Usta yönetmen Ö.Lütfü Akad’ı, Tuncel Kurtiz’i, Tuncer Necmioğlu’yu, Sevda Ferdağ’ı, Aydemir Akbaş’ı ve sinemamızın Çirkin Kral’ı Yılmaz Güney’i ağırlamış odalarında. Duvarlarında onlardan izler var hala yaşayan. Koridordaki aynanın arkasında Yılmaz Güney’in silahından çıkan merminin çekirdeğinin izi ve filmcilerin acı hatırası var.
Ve Huzurlarınızda
HALK SİNEMASI
Urfa’nın ikinci sinema salonu olan Halk Sineması birkaç adım ötemizde. Eski bina; ilk yıllardaki ismiyle, Urfa Halk Evi ve Tiyatro Salonu’nun kesin yapım tarihini malesef bilemiyoruz. Ama, Osmanlı mirası olduğu kesin...
Şimdi yerinde yeller esiyor demeyi çok isterdik ama, ne yazık ki diyemiyoruz. Taşında tuğlasında, harcında ve her zerresinde; Kel Hamza’nın, Mıkım Tahir’in, Bekçi Bakır’ın, Cemil Cankat’ın ve daha nice şark bülbüllerinin nağmelerini saklayan tarihi binayı kökünden söküp atmışlar enkaz döküm mahallerine ve yerine mahpushaneden farksız, beton yığını, hantal bir yapı kondurmuşlar modern bir şehir oluşturmak adına.
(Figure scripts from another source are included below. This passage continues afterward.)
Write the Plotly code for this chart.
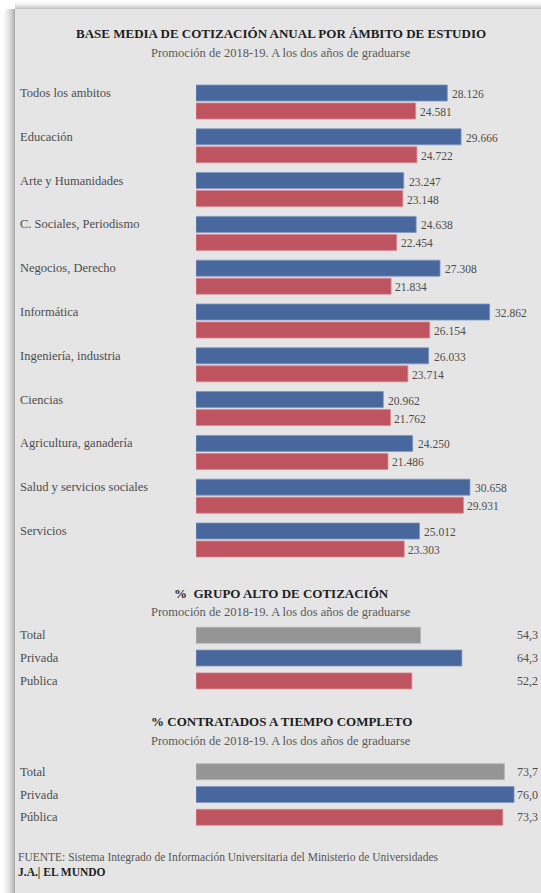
import plotly.graph_objects as go

W, H = 541, 893

# ---------------- data ----------------
ambitos = ["Todos los ambitos", "Educación", "Arte y Humanidades", "C. Sociales, Periodismo",
           "Negocios, Derecho", "Informática", "Ingeniería, industria", "Ciencias",
           "Agricultura, ganadería", "Salud y servicios sociales", "Servicios"]
privada = [28126, 29666, 23247, 24638, 27308, 32862, 26033, 20962, 24250, 30658, 25012]
publica = [24581, 24722, 23148, 22454, 21834, 26154, 23714, 21762, 21486, 29931, 23303]

grupo_cats = ["Total", "Privada", "Publica"]
grupo_vals = [54.3, 64.3, 52.2]

completo_cats = ["Total", "Privada", "Pública"]
completo_vals = [73.7, 76.0, 73.3]

titles = ["BASE MEDIA DE COTIZACIÓN ANUAL POR ÁMBITO DE ESTUDIO",
          "%  GRUPO ALTO DE COTIZACIÓN",
          "% CONTRATADOS A TIEMPO COMPLETO"]
subtitle = "Promoción de 2018-19. A los dos años de graduarse"
fuente = "FUENTE: Sistema Integrado de Información Universitaria del Ministerio de Universidades"
firma = "J.A.| EL MUNDO"

# ---------------- style ----------------
BLUE = "#47679d"
RED = "#bd5460"
GREY = "#959595"
BLUE_EDGE = "#7d95c2"
RED_EDGE = "#d98790"
GREY_EDGE = "#b5b5b5"
PANEL = "#e5e5e5"
FONT = "Liberation Serif"
TXT = "#4d4d4d"
DARK = "#1e1e1e"


def px(x):
    return x / W


def py(y):
    return 1 - y / H


fig = go.Figure()

# chart 1
pitch1 = 43.8
fig.add_trace(go.Bar(orientation="h", y=ambitos, x=privada, xaxis="x", yaxis="y",
                     marker=dict(color=BLUE, line=dict(color=BLUE_EDGE, width=0.8)),
                     width=16 / pitch1, offset=-17 / pitch1, hoverinfo="skip", showlegend=False))
fig.add_trace(go.Bar(orientation="h", y=ambitos, x=publica, xaxis="x", yaxis="y",
                     marker=dict(color=RED, line=dict(color=RED_EDGE, width=0.8)),
                     width=16 / pitch1, offset=1 / pitch1, hoverinfo="skip", showlegend=False))

# chart 2
fig.add_trace(go.Bar(orientation="h", y=grupo_cats, x=grupo_vals, xaxis="x2", yaxis="y2",
                     marker=dict(color=[GREY, BLUE, RED],
                                 line=dict(color=[GREY_EDGE, BLUE_EDGE, RED_EDGE], width=0.8)),
                     width=0.70, hoverinfo="skip", showlegend=False))
# chart 3
fig.add_trace(go.Bar(orientation="h", y=completo_cats, x=completo_vals, xaxis="x3", yaxis="y3",
                     marker=dict(color=[GREY, BLUE, RED],
                                 line=dict(color=[GREY_EDGE, BLUE_EDGE, RED_EDGE], width=0.8)),
                     width=0.70, hoverinfo="skip", showlegend=False))

hidden = dict(showgrid=False, zeroline=False, showticklabels=False, showline=False, ticks="",
              fixedrange=True)

fig.update_layout(
    width=W, height=H,
    margin=dict(l=0, r=0, t=0, b=0),
    paper_bgcolor="white",
    plot_bgcolor="rgba(0,0,0,0)",
    barmode="overlay",
    separators=",.",
    xaxis=dict(domain=[px(196), px(196 + 36 * 8.935)], range=[0, 36000], anchor="y", **hidden),
    yaxis=dict(domain=[py(80.1 + 11 * pitch1), py(80.1)], range=[10.5, -0.5], anchor="x",
               type="category", **hidden),
    xaxis2=dict(domain=[px(196), px(196 + 80 * 4.135)], range=[0, 80], anchor="y2", **hidden),
    yaxis2=dict(domain=[py(692.3), py(623.8)], range=[2.5, -0.5], anchor="x2",
                type="category", **hidden),
    xaxis3=dict(domain=[px(196), px(196 + 80 * 4.185)], range=[0, 80], anchor="y3", **hidden),
    yaxis3=dict(domain=[py(828.7), py(760.3)], range=[2.5, -0.5], anchor="x3",
                type="category", **hidden),
)

# ---------------- background panel + shadow ----------------
shapes = []
for i in range(15):
    a = 0.42 * ((i + 1) / 15) ** 2.2
    shapes.append(dict(type="rect", xref="paper", yref="paper", x0=px(i), x1=px(i + 1),
                       y0=0, y1=py(9 + max(0, 6 - i)), line=dict(width=0),
                       fillcolor=f"rgba(60,60,60,{a:.3f})", layer="below"))
for j in range(9):
    a = 0.30 * ((j + 1) / 9) ** 2.2
    shapes.append(dict(type="rect", xref="paper", yref="paper", x0=px(15), x1=1,
                       y0=py(j + 1), y1=py(j), line=dict(width=0),
                       fillcolor=f"rgba(60,60,60,{a:.3f})", layer="below"))
shapes.append(dict(type="rect", xref="paper", yref="paper", x0=px(15), x1=1,
                   y0=0, y1=py(9), line=dict(width=0), fillcolor=PANEL, layer="below"))
fig.update_layout(shapes=shapes)

# ---------------- text ----------------
ann = []
CX = px(281)


def title(text, y, size=13):
    ann.append(dict(text=f"<b>{text}</b>", xref="paper", yref="paper", x=CX, y=py(y),
                    xanchor="center", yanchor="middle", showarrow=False,
                    font=dict(family=FONT, size=size, color=DARK)))


def sub(y):
    ann.append(dict(text=subtitle, xref="paper", yref="paper", x=CX, y=py(y),
                    xanchor="center", yanchor="middle", showarrow=False,
                    font=dict(family=FONT, size=12.5, color="#5a5a5a")))


title(titles[0], 33)
sub(53)
title(titles[1], 593)
sub(612)
title(titles[2], 721)
sub(741)

for cat, vb, vr in zip(ambitos, privada, publica):
    ann.append(dict(text=cat, xref="paper", yref="y", x=px(18), y=cat, yshift=9,
                    xanchor="left", yanchor="middle", showarrow=False,
                    font=dict(family=FONT, size=12.5, color=TXT)))
    ann.append(dict(text=f"{vb:,}".replace(",", "."), xref="x", yref="y", x=vb, y=cat,
                    xshift=3, yshift=8, xanchor="left", yanchor="middle", showarrow=False,
                    font=dict(family=FONT, size=11.5, color=TXT)))
    ann.append(dict(text=f"{vr:,}".replace(",", "."), xref="x", yref="y", x=vr, y=cat,
                    xshift=2, yshift=-10, xanchor="left", yanchor="middle", showarrow=False,
                    font=dict(family=FONT, size=11.5, color=TXT)))

for cats, vals, yr in ((grupo_cats, grupo_vals, "y2"), (completo_cats, completo_vals, "y3")):
    for c, v in zip(cats, vals):
        ann.append(dict(text=c, xref="paper", yref=yr, x=px(18), y=c, yshift=0,
                        xanchor="left", yanchor="middle", showarrow=False,
                        font=dict(family=FONT, size=12.5, color=TXT)))
        ann.append(dict(text=f"{v:.1f}".replace(".", ","), xref="paper", yref=yr, x=px(540),
                        y=c, xanchor="right", yanchor="middle", showarrow=False,
                        font=dict(family=FONT, size=12, color=TXT)))

ann.append(dict(text=f"<span style='color:#555555'>{fuente}</span><br><b>{firma}</b>",
                xref="paper", yref="paper", x=px(16), y=py(865), align="left",
                xanchor="left", yanchor="middle", showarrow=False,
                font=dict(family=FONT, size=11.5, color=DARK)))

fig.update_layout(annotations=ann)

fig.write_html("out.html", config={"displayModeBar": False},
               post_script="document.body.style.margin='0';document.body.style.overflow='hidden';")
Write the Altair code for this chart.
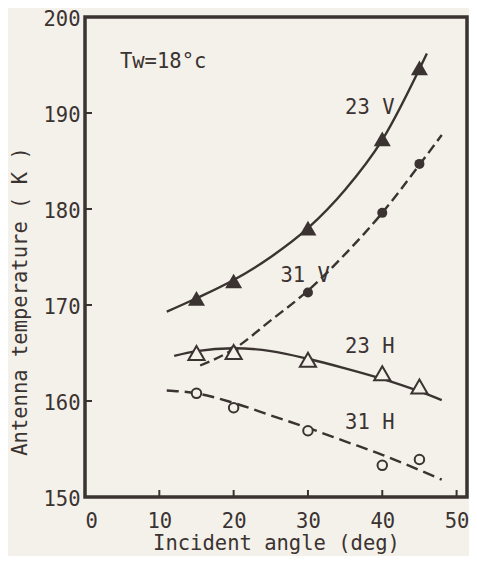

1950’lerin başlarında, belki 51’in ve belki de 52’nin soğuk bir kış gününde girmiştik bu salondan içeri. Hanımlar matinesiydi yanılmıyorsak. Sadece kadınlar, genç kızlar ve bizim gibi ağzı henüz süt kokan çocuklar vardı. Şimdilerde Şair Nabi Kültür Merkezi olarak kullanılan eski Türkmen Sineması’nın bir benzeriydi. Tek farkı biraz daha büyük ve yüksek oluşuydu. Daha doğrusu, sahnesi daha geniş ve daha derindi. ıki yanında kulise açılan kapı ya da kapılar yer alıyordu. Beyaz perdenin önüne, köyu renkli büzgülü ikinci bir perde çekiliydi.
O gün iki film birden oynuyordu.
Biri sessiz sinemanın son ürünlerinden, belki bir Laurel Hardy veya Charlie Cahplin, belki de Arşak Palabıyıkyan filmiydi. Komik adamların sakarlıklarına gülüyordu tüm seyirciler. Sahne aralarında bilmediğimiz bir dilden yazılar çıkıyordu.
ıkinci film “Afrika’nın balta girmemiş ormanlarında” geçen bir maceraydı. Bir uçak düşüyordu.. bir çocuk ağlıyordu.. bir maymun hop oturup hop kalkıyordu. Tarzan vardı, Çita vardı ve Ceyn vardı.. Tarzan’ın ünlü “a aa aaa” diye haykırışı kalacaktı o günden aklımızda.Sonraları “Tarzanca” adı verilen replikler. “Sen Tarzan!.. Ben Ceyn!.. Bu Çita!..” diye.